The sunshine (finally) tells me that summer is just around the corner. And for those of us who currently live in or have memories of living in New York, no place embodies summertime nostalgia more than Coney Island. "The People's Playground" has been all over the news lately, as developers have sought to demolish many iconic Astroland amusements, the city has counterproposed with a scaled-back development project, and Coney Island, that somewhat dingy throwback to an earlier era in American summertime leisure, has been specially granted a stay of execution for summer 2008. It would be interesting to ask your students their thoughts on the Coney Island development project: use a few articles and op-eds to build background knowledge of the contentious fight. Then ask them to submit their own proposals for the area along the Boardwalk, taking into consideration both the rich untouchable history of the neighborhood (the Cyclone roller coaster for instance has been designated a landmark), and the developer's desire to reinvigorate it from urban blight. Students might walk the area, map its recognizable landmarks and then return to the classroom to make models and pitch their own development ideas. An exercise like this asks students to incorporate their historical knowledge of a neighborhood into an opinion-based approach to current events.

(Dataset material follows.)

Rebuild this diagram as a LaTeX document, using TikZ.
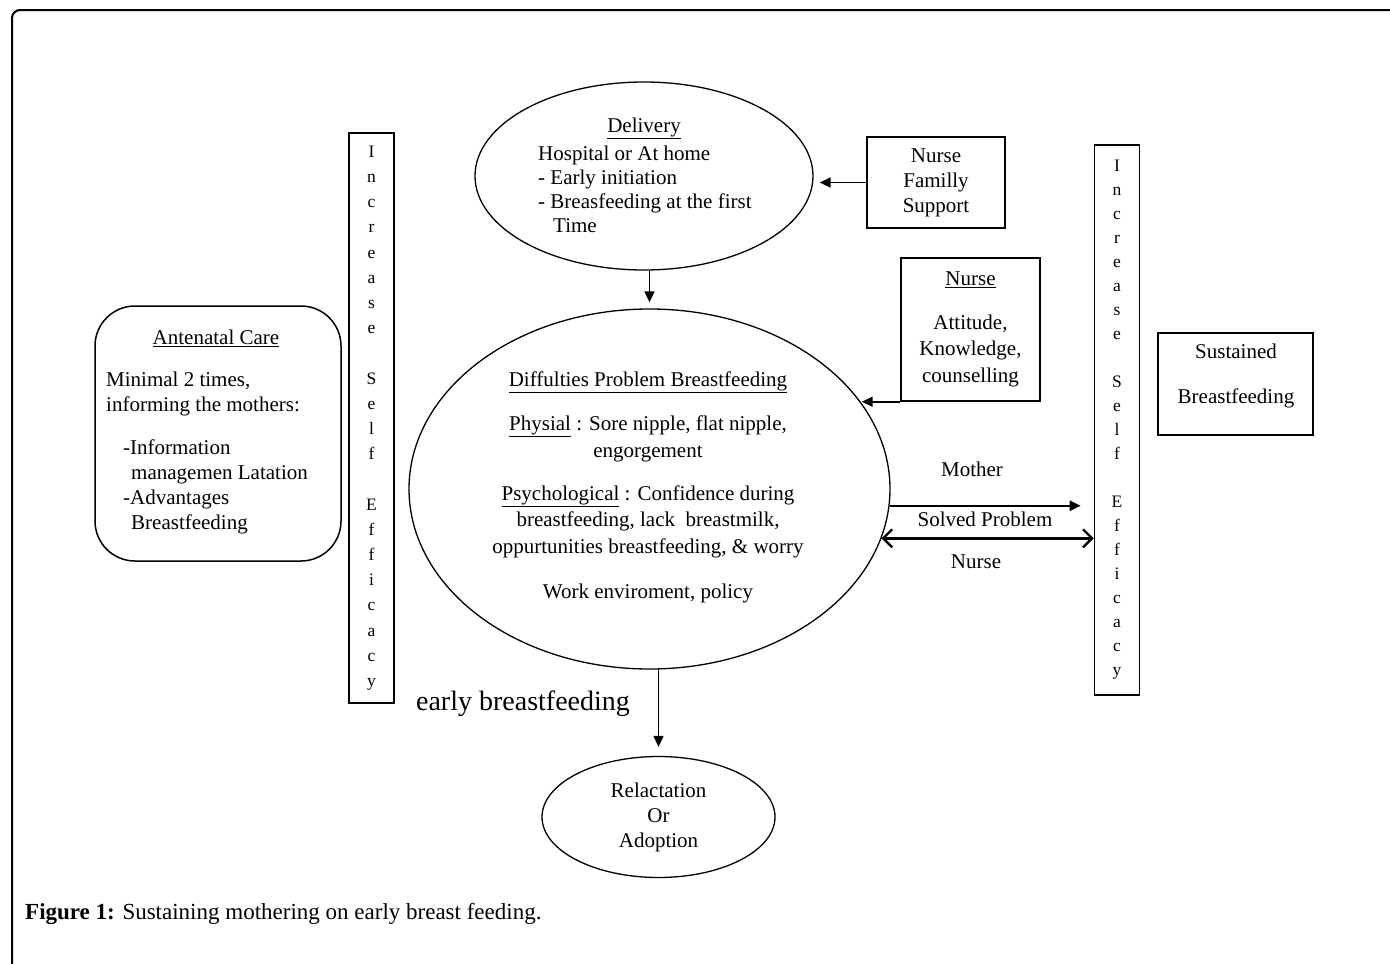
\documentclass[tikz,border=0pt]{standalone}
\usepackage{fontspec}
\setmainfont{Liberation Serif}
\usetikzlibrary{shapes.geometric,arrows.meta}

\begin{document}
\begin{tikzpicture}[x=1pt, y=-1pt,
  txt/.style = {font=\fontsize{21}{25}\selectfont, align=center, inner sep=0},
  box/.style = {draw, line width=1.5pt, inner sep=0},
  oval/.style = {draw, ellipse, line width=1.3pt, inner sep=0},
  bar/.style = {draw, line width=1.6pt, inner sep=0, minimum width=45, align=center, font=\fontsize{17.5}{25.2}\selectfont},
  arrow/.style = {line width=1.6pt, -{Triangle[length=11pt,width=10pt]}}]

  \clip (0,0) rectangle (1390,964);
  \draw[line width=2pt, rounded corners=8pt] (12,10) rectangle (1420,1000);

  % delivery
  \node[oval, minimum width=338, minimum height=188] (delivery) at (644,176) {};
  \node[txt] (deltitle) at (644,128) {\underline{Delivery}};
  \node[txt, align=left, anchor=west, font=\fontsize{21}{24}\selectfont] (delbody) at (538,189)
    {Hospital or At home\\- Early initiation\\- Breasfeeding at the first\\\hspace*{15pt}Time};

  \node[box, txt, minimum width=138, minimum height=91] (famsupport) at (936,182.5) {Nurse\\Familly\\Support};
  \node[box, txt, minimum width=139, minimum height=143, font=\fontsize{21}{26.5}\selectfont] (nurse) at (970.5,329.5)
    {\underline{Nurse}\\[17pt]Attitude,\\Knowledge,\\counselling};

  % problems
  \node[oval, minimum width=481, minimum height=360] (problem) at (649.5,489) {};
  \node[txt, font=\fontsize{21}{26.5}\selectfont] (problemtxt) at (648,487)
    {\underline{Diffulties Problem Breastfeeding}\\[18pt]\underline{Physial} : Sore nipple, flat nipple,\\engorgement\\[16.5pt]\underline{Psychological} : Confidence during\\breastfeeding, lack\ \ breastmilk,\\oppurtunities breastfeeding, \& worry\\[18.5pt]Work enviroment, policy};

  \node[oval, txt, minimum width=233, minimum height=121] (relact) at (658.5,817) {Relactation\\Or\\Adoption};

  % antenatal care
  \node[box, rounded corners=40pt, minimum width=246, minimum height=255] (antenatal) at (218,433.5) {};
  \node[txt] (antetitle) at (216,338) {\underline{Antenatal Care}};
  \node[txt, align=left, anchor=west] (antebody) at (106,453)
    {Minimal 2 times,\\informing the mothers:\\[18pt]\hspace*{17pt}-Information\\\hspace*{25pt}managemen Latation\\\hspace*{17pt}-Advantages\\\hspace*{25pt}Breastfeeding};

  % self efficacy bars
  \node[bar, minimum height=570] (lbar) at (371.5,418)
    {I\\n\\c\\r\\e\\a\\s\\e\\\mbox{}\\S\\e\\l\\f\\\mbox{}\\E\\f\\f\\i\\c\\a\\c\\y};
  \node[bar, minimum height=550, font=\fontsize{17.5}{24}\selectfont] (rbar) at (1117,420)
    {I\\n\\c\\r\\e\\a\\s\\e\\\mbox{}\\S\\e\\l\\f\\\mbox{}\\E\\f\\f\\i\\c\\a\\c\\y};

  \node[box, minimum width=155, minimum height=102] (sustained) at (1235.5,384) {};
  \node[txt, font=\fontsize{21}{45}\selectfont] (sustxt) at (1236,376) {Sustained\\Breastfeeding};

  \node[txt] (motherlbl) at (972,469) {Mother};
  \node[txt] (solvedlbl) at (985,519) {Solved Problem};
  \node[txt] (nurselbl) at (976,562) {Nurse};
  \node[txt, font=\fontsize{28}{30}\selectfont] (earlylbl) at (523,704) {early breastfeeding};

  \node[txt, anchor=west, font=\fontsize{23}{26}\selectfont] (caption) at (25,914)
    {\textbf{Figure 1:} Sustaining mothering on early breast feeding.};

  % connectors
  \draw[arrow, shorten >=6pt] (famsupport.west) -- (famsupport.west -| delivery.east);
  \draw[arrow, shorten >=6pt] (delivery.south -| problem.north) -- (problem.north);
  \draw[arrow] (nurse.south west) -- (nurse.south west -| problem.22.8);
  \draw[arrow, line width=2.4pt, shorten >=13pt] (problem.-4.1) -- (problem.-4.1 -| rbar.west);
  \draw[line width=2.4pt, {Straight Barb[length=9pt,width=18pt]}-{Straight Barb[length=9pt,width=18pt]}]
    (problem.-12.5) -- (problem.-12.5 -| rbar.west);
  \draw[arrow, shorten >=9pt] (problem.south -| relact.north) -- (relact.north);
\end{tikzpicture}
\end{document}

As Coney Island's growing pains are grabbing headlines, institutions around the city are pausing to reflect on the role Coney Island has played in American history. These exhibits can help give your students a documentary sense of what Coney Island has been and could be in the future:
From November to April, the Brooklyn Museum mounted a fascinating photography exhibit entitled "Goodbye Coney Island?" which presented the changed and changing face of the neighborhood. Although the show is longer up, be sure to check out its behind-the-scenes blog by photography curator Patrick Amsellem, and the Goodbye Coney Island Flickr group, where many amateur photographers submitted their own photographic memories of the area.
Last month, The Bond Street Gallery, a new photography space in Gowanus, launched its inaugural show "Coney Island of the Heart," a collection of evocative black and white photographs by Harold Feinstein and others. Feinstein's work, like many Coney Island institutions, can seem timeless, hard-to-situate in history. When I visited the gallery a few weeks ago with a group of students, I asked them for their best guesses: when were these photographs taken? Many said the 1950s (and they were right), but the idea was to start a dialogue about chronology and timelessness. The exhibit has just been extended through June 5.
The Coney Island History Project, with a new exhibition space right under the Cyclone, will open after Memorial Day with a show on "Woody Guthrie's Coney Island Years." Stay tuned too, as they promise upcoming exhibits on "William Mangels: The Wizard of Coney Island" and "Coney Island's Amusement Icons."
Nothing, though, can beat a fieldtrip to Coney Island on a pre-summer day. Take a stroll on the Boardwalk, chomp into a Nathan's hot dog, gawk at the cold-weather sunbathers, try to envision what the iconic neighborhood might look like in two or twenty years. The neighborhood can teach students so much about the history of American immigration and the history of American leisure. What a perfect investigation to kick off the summer!